# [Supplied material]
* Start *
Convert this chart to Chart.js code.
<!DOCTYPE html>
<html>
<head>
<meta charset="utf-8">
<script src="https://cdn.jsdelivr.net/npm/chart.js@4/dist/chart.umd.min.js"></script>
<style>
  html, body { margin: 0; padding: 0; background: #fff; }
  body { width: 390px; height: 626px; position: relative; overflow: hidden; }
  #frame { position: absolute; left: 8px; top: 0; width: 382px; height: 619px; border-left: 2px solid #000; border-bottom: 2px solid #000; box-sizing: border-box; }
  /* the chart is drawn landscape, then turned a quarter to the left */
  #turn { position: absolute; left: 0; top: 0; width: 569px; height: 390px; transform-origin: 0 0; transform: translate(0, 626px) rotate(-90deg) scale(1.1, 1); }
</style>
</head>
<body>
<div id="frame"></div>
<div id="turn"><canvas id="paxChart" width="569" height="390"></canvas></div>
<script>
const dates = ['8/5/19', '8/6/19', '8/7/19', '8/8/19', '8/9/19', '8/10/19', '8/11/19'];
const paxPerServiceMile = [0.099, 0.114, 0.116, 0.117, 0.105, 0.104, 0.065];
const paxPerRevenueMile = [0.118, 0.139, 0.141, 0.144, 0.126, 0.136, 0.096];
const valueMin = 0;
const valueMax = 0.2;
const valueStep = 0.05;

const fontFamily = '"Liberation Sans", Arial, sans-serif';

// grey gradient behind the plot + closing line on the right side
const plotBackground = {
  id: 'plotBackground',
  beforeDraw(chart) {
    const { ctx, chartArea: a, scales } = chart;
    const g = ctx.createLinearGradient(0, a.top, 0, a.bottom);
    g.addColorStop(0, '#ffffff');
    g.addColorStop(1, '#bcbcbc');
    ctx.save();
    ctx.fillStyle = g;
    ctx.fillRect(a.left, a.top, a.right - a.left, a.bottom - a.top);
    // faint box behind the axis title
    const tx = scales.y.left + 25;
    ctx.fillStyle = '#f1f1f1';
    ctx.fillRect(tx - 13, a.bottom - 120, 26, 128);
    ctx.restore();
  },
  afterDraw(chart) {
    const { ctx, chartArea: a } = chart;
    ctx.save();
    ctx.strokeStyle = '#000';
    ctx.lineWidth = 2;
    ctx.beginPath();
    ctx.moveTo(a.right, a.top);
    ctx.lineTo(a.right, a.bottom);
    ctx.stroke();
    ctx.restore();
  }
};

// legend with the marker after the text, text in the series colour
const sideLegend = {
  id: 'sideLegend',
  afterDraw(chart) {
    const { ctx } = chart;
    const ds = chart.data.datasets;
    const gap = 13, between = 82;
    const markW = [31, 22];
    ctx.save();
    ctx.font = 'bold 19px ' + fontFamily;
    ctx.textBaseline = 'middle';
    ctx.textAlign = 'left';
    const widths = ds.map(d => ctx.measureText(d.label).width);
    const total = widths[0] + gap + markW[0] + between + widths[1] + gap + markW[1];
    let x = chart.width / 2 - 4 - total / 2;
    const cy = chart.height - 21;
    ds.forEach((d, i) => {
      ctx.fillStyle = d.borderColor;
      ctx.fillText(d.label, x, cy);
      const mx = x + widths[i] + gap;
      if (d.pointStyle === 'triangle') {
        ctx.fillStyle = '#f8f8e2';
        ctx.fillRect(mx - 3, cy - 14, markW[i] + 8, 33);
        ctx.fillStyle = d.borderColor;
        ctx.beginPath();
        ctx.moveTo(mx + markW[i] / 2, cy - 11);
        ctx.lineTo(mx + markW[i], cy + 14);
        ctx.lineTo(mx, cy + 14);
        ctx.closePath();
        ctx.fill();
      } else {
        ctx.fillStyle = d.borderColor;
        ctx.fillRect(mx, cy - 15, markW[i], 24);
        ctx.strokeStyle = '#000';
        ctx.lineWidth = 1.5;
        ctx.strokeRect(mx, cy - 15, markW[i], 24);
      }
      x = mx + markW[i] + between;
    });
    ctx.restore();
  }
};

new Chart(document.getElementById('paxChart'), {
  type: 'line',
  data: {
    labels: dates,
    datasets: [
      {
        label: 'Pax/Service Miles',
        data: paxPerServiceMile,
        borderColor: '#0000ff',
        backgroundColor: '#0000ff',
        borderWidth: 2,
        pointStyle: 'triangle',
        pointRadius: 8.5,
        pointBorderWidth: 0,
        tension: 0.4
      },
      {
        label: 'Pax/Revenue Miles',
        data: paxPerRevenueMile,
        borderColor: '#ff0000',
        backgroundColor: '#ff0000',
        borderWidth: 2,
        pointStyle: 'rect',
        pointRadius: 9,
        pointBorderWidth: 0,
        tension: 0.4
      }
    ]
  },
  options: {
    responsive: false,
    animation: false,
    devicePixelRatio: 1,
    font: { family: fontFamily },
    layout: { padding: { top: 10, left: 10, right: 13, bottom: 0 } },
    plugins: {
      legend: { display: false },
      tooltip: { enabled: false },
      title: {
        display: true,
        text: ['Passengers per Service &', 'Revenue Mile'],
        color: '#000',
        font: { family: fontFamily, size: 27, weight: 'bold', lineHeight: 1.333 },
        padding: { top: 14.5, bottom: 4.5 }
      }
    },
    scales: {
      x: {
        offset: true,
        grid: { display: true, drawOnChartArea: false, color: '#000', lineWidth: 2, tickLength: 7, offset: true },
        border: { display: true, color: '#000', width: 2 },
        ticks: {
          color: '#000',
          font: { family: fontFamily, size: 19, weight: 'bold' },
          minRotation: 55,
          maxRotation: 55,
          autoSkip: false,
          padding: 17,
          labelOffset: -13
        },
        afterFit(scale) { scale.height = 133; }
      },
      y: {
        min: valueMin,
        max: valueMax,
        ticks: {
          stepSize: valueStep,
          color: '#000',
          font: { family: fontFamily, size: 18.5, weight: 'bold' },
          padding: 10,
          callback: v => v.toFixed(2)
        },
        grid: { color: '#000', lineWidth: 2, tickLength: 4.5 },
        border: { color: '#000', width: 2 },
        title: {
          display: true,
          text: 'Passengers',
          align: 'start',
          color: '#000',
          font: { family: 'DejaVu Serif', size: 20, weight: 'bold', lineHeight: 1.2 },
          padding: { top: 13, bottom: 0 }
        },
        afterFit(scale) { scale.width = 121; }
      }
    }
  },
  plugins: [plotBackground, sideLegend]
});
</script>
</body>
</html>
* End *
* Start *
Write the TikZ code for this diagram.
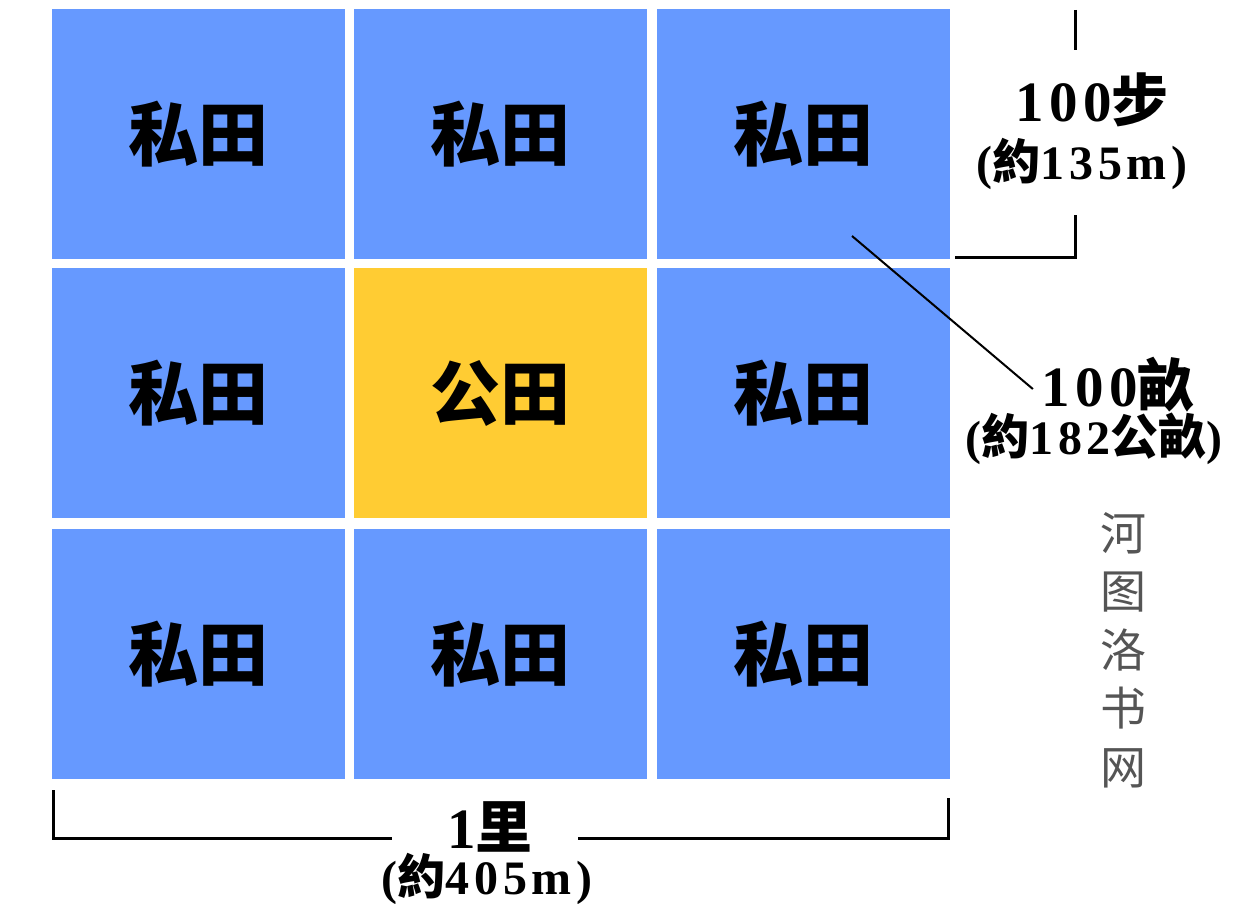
* End *
* Start *
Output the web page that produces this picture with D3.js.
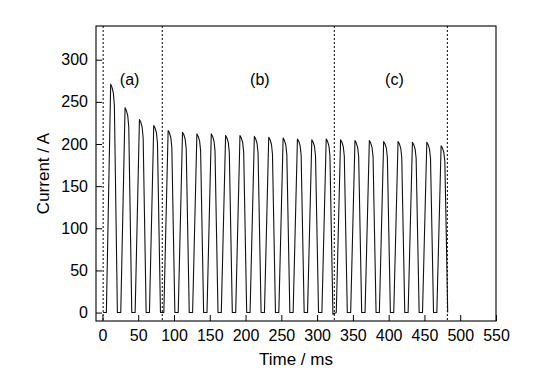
* End *
# [What you need to do]
Filter the listing above by the word "code"; copy each line that passes.

# [Solution for this task]
Convert this chart to Chart.js code.
Write the TikZ code for this diagram.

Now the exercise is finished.